Nous avons donc vu d'abord Al-Aqsa, littéralement "la lointaine", c'est-à-dire le lieu lointain où Mahomet fut transporté durant son fameux "Voyage nocturne". Mais l'identification du lieu ne date que de la fin du 10° siècle... C'est une immense basilique à sept nefs, même si les croisés en ont abattus deux de chaque côté. Car la mosquée a servi de couvent pour les "Pauvres Chevaliers du Christ et du Temple de Salomon", les fameux Templiers. A l'intérieur, les colonnes sont récentes puisqu'elles ont été offertes par Mussolini. Dans un coin, les restes de la chapelle templière.
Puis nous nous sommes dirigés vers le Dôme du Rocher. L'intérieur est splendide, richement décoré. Ils sont en train de restaurer. Un ouvrier redorait un panneau avec attention.

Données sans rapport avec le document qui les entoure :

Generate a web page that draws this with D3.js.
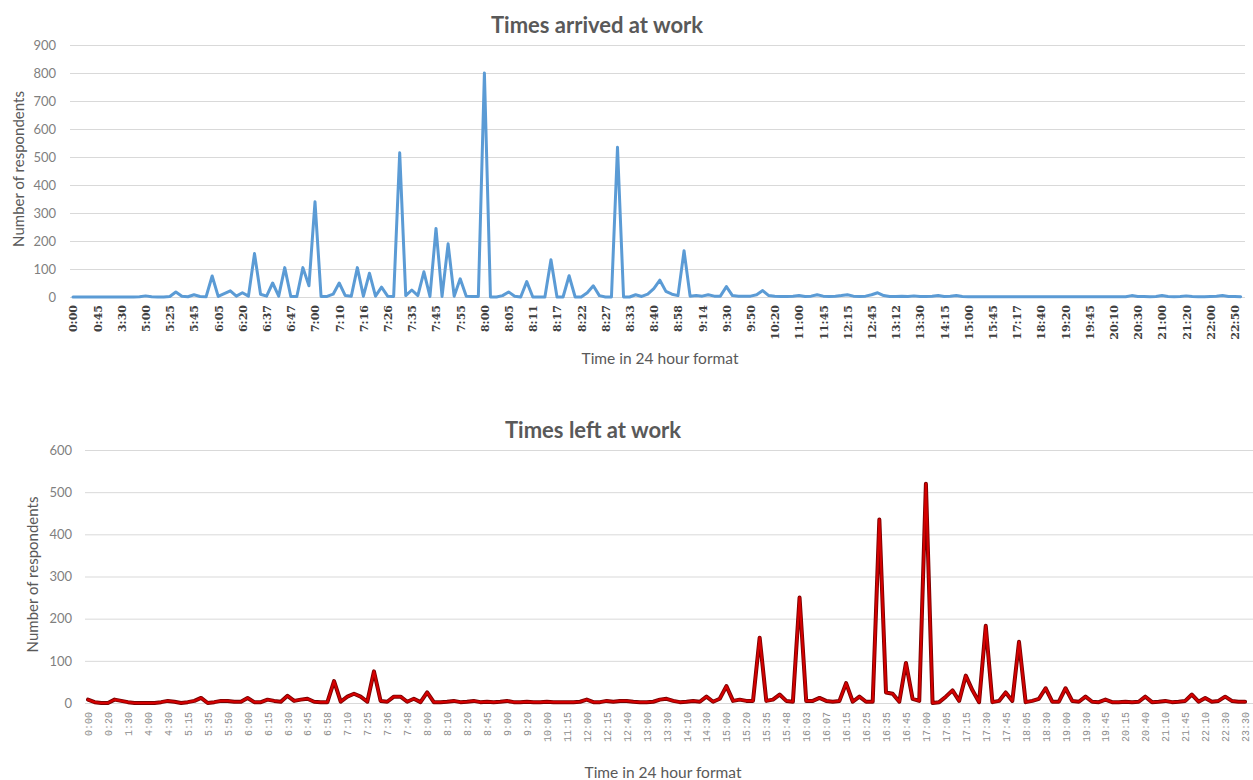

Au centre du Dôme, derrière une barrière en bois, le fameux Rocher. La tradition juive y voit le lieu où Abraham a tenté de sacrifier Isaac. Plus tard, le Temple a été édifié à cet endroit mais les spécialistes ne s'accordent pas sur le lieu effectif du sanctuaire : le rocher marque-t-il le Saint des Saints, lieu de la Shekinah, présence de Dieu au milieu de son peuple ou bien le site de l'autel des sacrifices ? Sous le rocher, un creux. Quand nous sommes descendus, le guide a engueulé le gamin qui y dormait. Ce creux est le "Puits des Âmes" (référence à quel film ?). Les musulmans croient que les âmes défuntes y gisent en l'attente du jugement.
Puis après avoir terminé la visite, nous avons essayé d'approcher la "Porte Dorée" édifiée par les Byzantins pour commémorer l'entrée de Jésus à Jérusalem, mais il y n'avait pas de porte à cet endroit à l'époque de Jésus. Cette porte est jalousement gardée par les musulmans et ils craignent que les chrétiens ne s'en saisissent alors ils les empêchent d'approcher (alors que le guide nous avait dit qu'on pouvait !)
Ensuite, nous avons longé la galerie ouest (celle qui domine le Mur des Lamentations) joliment décorée par les mamelouks. Nous avons pu rentrer dans un bâtiment où se trouve un centre de restauration de manuscrits musulmans, le responsable est un italien. Il nous a aussi montré des tombes. Le manuscrit sur la photo date du début du 13° siècle, il a 800 ans ! Ensuite, nous sommes sortis par le Suq-Al-Qattanin, le marché des cotoniers.
L'après-midi, j'ai travaillé puis je suis allé à un concert à Sainte-Anne, une chorale juive interprétait des "Hymnes pour le Temps Pascal" (Josquin des Prés, Allegri, di Lasso...) Splendide !!! C'était assez étrange d'entendre des Juifs (en kippah !) chanter Christus natus est et Ave Immaculata Castitas ! Je reconnais que pour le temps pascal, on fait mieux mais ils chantaient vraiment bien. Le Miserere d'Allegri était *** !
Et le soir, nous avons récidivé : La grande vadrouille.
Hier, araméen et travail sur le Cantique des Cantiques (je décortique les versets 8, 5-7) en comparant les interprétations littérales et allégoriques.
Voilà, je me dépêche de poster cela avant de partir demain pour la Jordanie. Cinq jours sympas : Pétra, Wadi Ram, Madaba, Jérash et Gadara...
Aujourd'hui, l'ambiance est assez chaude en ville... C'est le quarantième anniversaire de la "libération", "réunification", "prise", "annexion" de Jérusalem... Suivant votre point de vue, vous dites une des expressions. Les Juifs sont un peu partout et les flics circulent pour maintenir l'ordre.